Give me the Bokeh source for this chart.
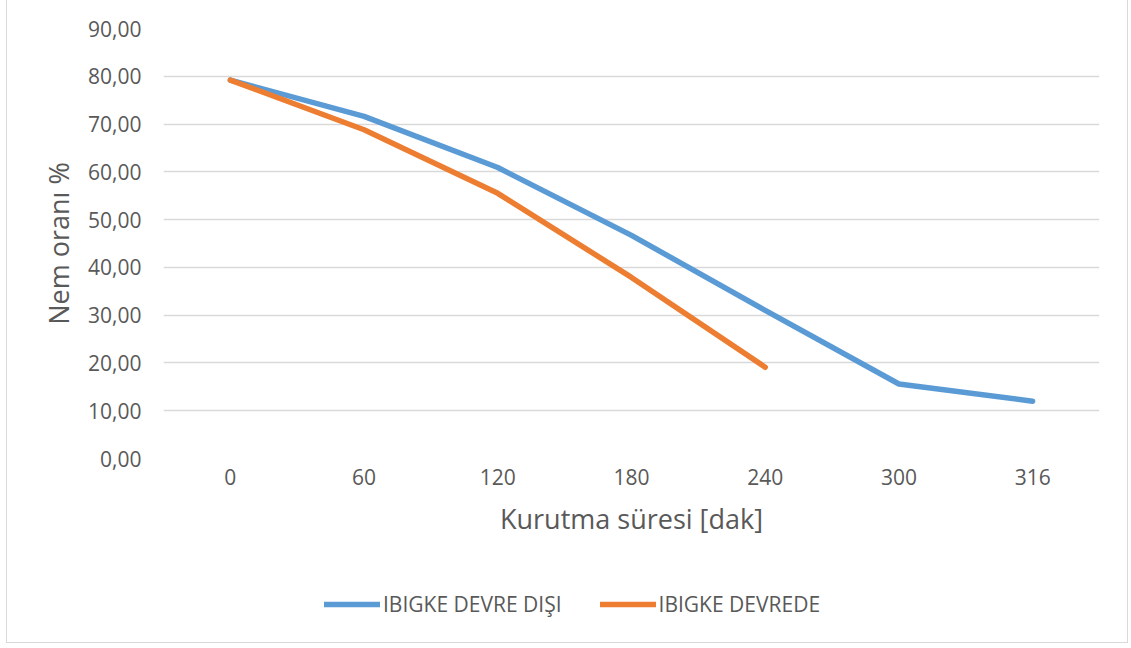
from bokeh.plotting import figure
from bokeh.layouts import column
from bokeh.models import (FactorRange, Range1d, Legend, LegendItem,
                          CustomJSTickFormatter, FixedTicker)
from bokeh.embed import file_html
from bokeh.resources import INLINE

categories = ["0", "60", "120", "180", "240", "300", "316"]
devre_disi = [79.2, 71.6, 60.9, 46.7, 31.0, 15.6, 12.0]
devrede = [79.2, 68.8, 55.5, 37.9, 19.1]
y_ticks = [0, 10, 20, 30, 40, 50, 60, 70, 80, 90]
series_names = ["IBIGKE DEVRE DIŞI", "IBIGKE DEVREDE"]
series_colors = ["#5B9BD5", "#ED7D31"]
x_title = "Kurutma süresi [dak]"
y_title = "Nem oranı %"

FONT = "Open Sans"
TXT = "#595959"

p = figure(x_range=FactorRange(*categories), y_range=Range1d(0, 90),
           width=1120, height=560, output_backend="svg", toolbar_location=None,
           min_border_left=156, min_border_right=28, min_border_top=28,
           min_border_bottom=102)
p.outline_line_color = None
p.background_fill_color = "white"
p.border_fill_color = "white"

r1 = p.line(categories, devre_disi, line_color=series_colors[0], line_width=5.5,
            line_cap="round", line_join="round")
r2 = p.line(categories[:len(devrede)], devrede, line_color=series_colors[1], line_width=5.5,
            line_cap="round", line_join="round")

p.xgrid.visible = False
p.ygrid.ticker = FixedTicker(ticks=y_ticks)
p.ygrid.grid_line_color = "#D9D9D9"
p.ygrid.grid_line_width = 1.5

for ax in (p.xaxis[0], p.yaxis[0]):
    ax.axis_line_color = None
    ax.major_tick_line_color = None
    ax.minor_tick_line_color = None
    ax.major_tick_in = 0
    ax.major_tick_out = 0
    ax.major_label_text_font = FONT
    ax.major_label_text_color = TXT
    ax.major_label_text_font_size = "21px"
    ax.axis_label_text_font = FONT
    ax.axis_label_text_color = TXT
    ax.axis_label_text_font_size = "27px"
    ax.axis_label_text_font_style = "normal"

p.yaxis.ticker = FixedTicker(ticks=y_ticks)
p.yaxis.formatter = CustomJSTickFormatter(code="return tick.toFixed(2).replace('.', ',');")
p.yaxis.major_label_standoff = 22
p.yaxis.axis_label = y_title
p.yaxis.axis_label_standoff = 8

p.xaxis.major_label_standoff = 10
p.xaxis.axis_label = x_title
p.xaxis.axis_label_standoff = 12

# legend strip (its frame is aligned with the main frame by the column layout)
pl = figure(width=1120, height=82, output_backend="svg", toolbar_location=None,
            x_axis_type=None, y_axis_type=None, min_border=0,
            x_range=Range1d(0, 1), y_range=Range1d(0, 1))
pl.outline_line_color = None
pl.xgrid.visible = False
pl.ygrid.visible = False
nan = float("nan")
l1 = pl.line(x=[nan, nan], y=[nan, nan], line_color=series_colors[0], line_width=5.5,
             line_cap="round")
l2 = pl.line(x=[nan, nan], y=[nan, nan], line_color=series_colors[1], line_width=5.5,
             line_cap="round")

legend = Legend(items=[LegendItem(label=series_names[0], renderers=[l1]),
                       LegendItem(label=series_names[1], renderers=[l2])],
                location=(161, 24), orientation="horizontal",
                glyph_width=56, glyph_height=20, label_standoff=3, spacing=38,
                padding=0, margin=0, border_line_alpha=0, background_fill_alpha=0,
                label_text_font=FONT, label_text_font_size="21px",
                label_text_color=TXT)
pl.add_layout(legend, "center")

layout = column(p, pl, spacing=0,
                styles={"margin-left": "6px", "border-left": "1px solid #D9D9D9",
                        "border-right": "1px solid #D9D9D9",
                        "border-bottom": "1px solid #D9D9D9"})

open("out.html", "w").write(file_html(layout, INLINE))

**Aim:** Repeat all of the data above word for word, minus the pictures.

**Complete answer:**
Give me the Bokeh source for this chart.
from bokeh.plotting import figure
from bokeh.layouts import column
from bokeh.models import (FactorRange, Range1d, Legend, LegendItem,
                          CustomJSTickFormatter, FixedTicker)
from bokeh.embed import file_html
from bokeh.resources import INLINE

categories = ["0", "60", "120", "180", "240", "300", "316"]
devre_disi = [79.2, 71.6, 60.9, 46.7, 31.0, 15.6, 12.0]
devrede = [79.2, 68.8, 55.5, 37.9, 19.1]
y_ticks = [0, 10, 20, 30, 40, 50, 60, 70, 80, 90]
series_names = ["IBIGKE DEVRE DIŞI", "IBIGKE DEVREDE"]
series_colors = ["#5B9BD5", "#ED7D31"]
x_title = "Kurutma süresi [dak]"
y_title = "Nem oranı %"

FONT = "Open Sans"
TXT = "#595959"

p = figure(x_range=FactorRange(*categories), y_range=Range1d(0, 90),
           width=1120, height=560, output_backend="svg", toolbar_location=None,
           min_border_left=156, min_border_right=28, min_border_top=28,
           min_border_bottom=102)
p.outline_line_color = None
p.background_fill_color = "white"
p.border_fill_color = "white"

r1 = p.line(categories, devre_disi, line_color=series_colors[0], line_width=5.5,
            line_cap="round", line_join="round")
r2 = p.line(categories[:len(devrede)], devrede, line_color=series_colors[1], line_width=5.5,
            line_cap="round", line_join="round")

p.xgrid.visible = False
p.ygrid.ticker = FixedTicker(ticks=y_ticks)
p.ygrid.grid_line_color = "#D9D9D9"
p.ygrid.grid_line_width = 1.5

for ax in (p.xaxis[0], p.yaxis[0]):
    ax.axis_line_color = None
    ax.major_tick_line_color = None
    ax.minor_tick_line_color = None
    ax.major_tick_in = 0
    ax.major_tick_out = 0
    ax.major_label_text_font = FONT
    ax.major_label_text_color = TXT
    ax.major_label_text_font_size = "21px"
    ax.axis_label_text_font = FONT
    ax.axis_label_text_color = TXT
    ax.axis_label_text_font_size = "27px"
    ax.axis_label_text_font_style = "normal"

p.yaxis.ticker = FixedTicker(ticks=y_ticks)
p.yaxis.formatter = CustomJSTickFormatter(code="return tick.toFixed(2).replace('.', ',');")
p.yaxis.major_label_standoff = 22
p.yaxis.axis_label = y_title
p.yaxis.axis_label_standoff = 8

p.xaxis.major_label_standoff = 10
p.xaxis.axis_label = x_title
p.xaxis.axis_label_standoff = 12

# legend strip (its frame is aligned with the main frame by the column layout)
pl = figure(width=1120, height=82, output_backend="svg", toolbar_location=None,
            x_axis_type=None, y_axis_type=None, min_border=0,
            x_range=Range1d(0, 1), y_range=Range1d(0, 1))
pl.outline_line_color = None
pl.xgrid.visible = False
pl.ygrid.visible = False
nan = float("nan")
l1 = pl.line(x=[nan, nan], y=[nan, nan], line_color=series_colors[0], line_width=5.5,
             line_cap="round")
l2 = pl.line(x=[nan, nan], y=[nan, nan], line_color=series_colors[1], line_width=5.5,
             line_cap="round")

legend = Legend(items=[LegendItem(label=series_names[0], renderers=[l1]),
                       LegendItem(label=series_names[1], renderers=[l2])],
                location=(161, 24), orientation="horizontal",
                glyph_width=56, glyph_height=20, label_standoff=3, spacing=38,
                padding=0, margin=0, border_line_alpha=0, background_fill_alpha=0,
                label_text_font=FONT, label_text_font_size="21px",
                label_text_color=TXT)
pl.add_layout(legend, "center")

layout = column(p, pl, spacing=0,
                styles={"margin-left": "6px", "border-left": "1px solid #D9D9D9",
                        "border-right": "1px solid #D9D9D9",
                        "border-bottom": "1px solid #D9D9D9"})

open("out.html", "w").write(file_html(layout, INLINE))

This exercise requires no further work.